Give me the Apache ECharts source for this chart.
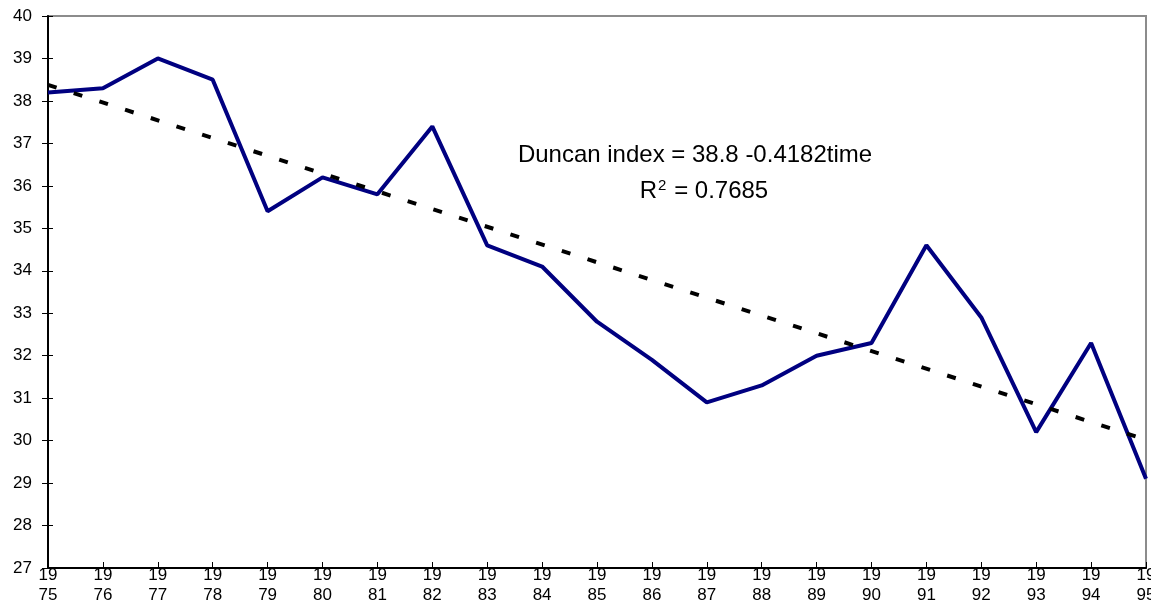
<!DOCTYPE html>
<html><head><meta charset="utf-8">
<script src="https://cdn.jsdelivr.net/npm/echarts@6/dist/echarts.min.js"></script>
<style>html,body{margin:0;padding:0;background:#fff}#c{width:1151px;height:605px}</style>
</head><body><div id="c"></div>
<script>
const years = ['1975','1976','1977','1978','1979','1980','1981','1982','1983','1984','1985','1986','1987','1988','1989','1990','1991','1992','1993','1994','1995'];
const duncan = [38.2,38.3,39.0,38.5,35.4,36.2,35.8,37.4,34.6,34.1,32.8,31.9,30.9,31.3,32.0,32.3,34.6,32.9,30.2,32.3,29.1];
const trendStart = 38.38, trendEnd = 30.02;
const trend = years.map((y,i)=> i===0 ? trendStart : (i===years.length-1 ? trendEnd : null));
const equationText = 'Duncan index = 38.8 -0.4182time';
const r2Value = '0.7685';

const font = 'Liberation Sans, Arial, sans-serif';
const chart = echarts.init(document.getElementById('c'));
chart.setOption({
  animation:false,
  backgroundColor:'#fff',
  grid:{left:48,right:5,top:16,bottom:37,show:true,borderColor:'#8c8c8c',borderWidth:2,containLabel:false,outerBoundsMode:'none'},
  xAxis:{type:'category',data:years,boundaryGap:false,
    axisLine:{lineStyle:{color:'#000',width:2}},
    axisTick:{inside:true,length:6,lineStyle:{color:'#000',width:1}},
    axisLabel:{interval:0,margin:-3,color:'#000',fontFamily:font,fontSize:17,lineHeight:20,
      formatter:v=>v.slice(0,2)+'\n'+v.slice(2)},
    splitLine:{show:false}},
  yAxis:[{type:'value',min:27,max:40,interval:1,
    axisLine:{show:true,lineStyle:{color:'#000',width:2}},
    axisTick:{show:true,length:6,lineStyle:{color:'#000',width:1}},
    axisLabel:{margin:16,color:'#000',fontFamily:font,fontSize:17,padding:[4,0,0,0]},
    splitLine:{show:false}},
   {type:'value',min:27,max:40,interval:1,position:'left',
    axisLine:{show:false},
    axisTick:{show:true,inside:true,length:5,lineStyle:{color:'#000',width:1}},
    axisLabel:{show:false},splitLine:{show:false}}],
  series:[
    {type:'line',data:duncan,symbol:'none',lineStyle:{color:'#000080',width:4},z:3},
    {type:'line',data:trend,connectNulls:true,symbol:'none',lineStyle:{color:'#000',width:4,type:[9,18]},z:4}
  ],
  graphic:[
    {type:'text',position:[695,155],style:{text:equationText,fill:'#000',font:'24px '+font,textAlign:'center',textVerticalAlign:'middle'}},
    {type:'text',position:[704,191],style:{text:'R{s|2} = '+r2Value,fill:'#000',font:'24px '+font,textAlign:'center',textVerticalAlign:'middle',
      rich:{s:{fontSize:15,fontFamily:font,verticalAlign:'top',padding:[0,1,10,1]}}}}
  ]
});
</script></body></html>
■ ■ ■ ■ ■
*REQUIRED WORK*: From the top of the listing above, repeat each line exactly until you reach the line containing "const r2Value = '0.7685';", and repeat that one too. Leave the pictures out.

*OUTPUT*:
Give me the Apache ECharts source for this chart.
<!DOCTYPE html>
<html><head><meta charset="utf-8">
<script src="https://cdn.jsdelivr.net/npm/echarts@6/dist/echarts.min.js"></script>
<style>html,body{margin:0;padding:0;background:#fff}#c{width:1151px;height:605px}</style>
</head><body><div id="c"></div>
<script>
const years = ['1975','1976','1977','1978','1979','1980','1981','1982','1983','1984','1985','1986','1987','1988','1989','1990','1991','1992','1993','1994','1995'];
const duncan = [38.2,38.3,39.0,38.5,35.4,36.2,35.8,37.4,34.6,34.1,32.8,31.9,30.9,31.3,32.0,32.3,34.6,32.9,30.2,32.3,29.1];
const trendStart = 38.38, trendEnd = 30.02;
const trend = years.map((y,i)=> i===0 ? trendStart : (i===years.length-1 ? trendEnd : null));
const equationText = 'Duncan index = 38.8 -0.4182time';
const r2Value = '0.7685';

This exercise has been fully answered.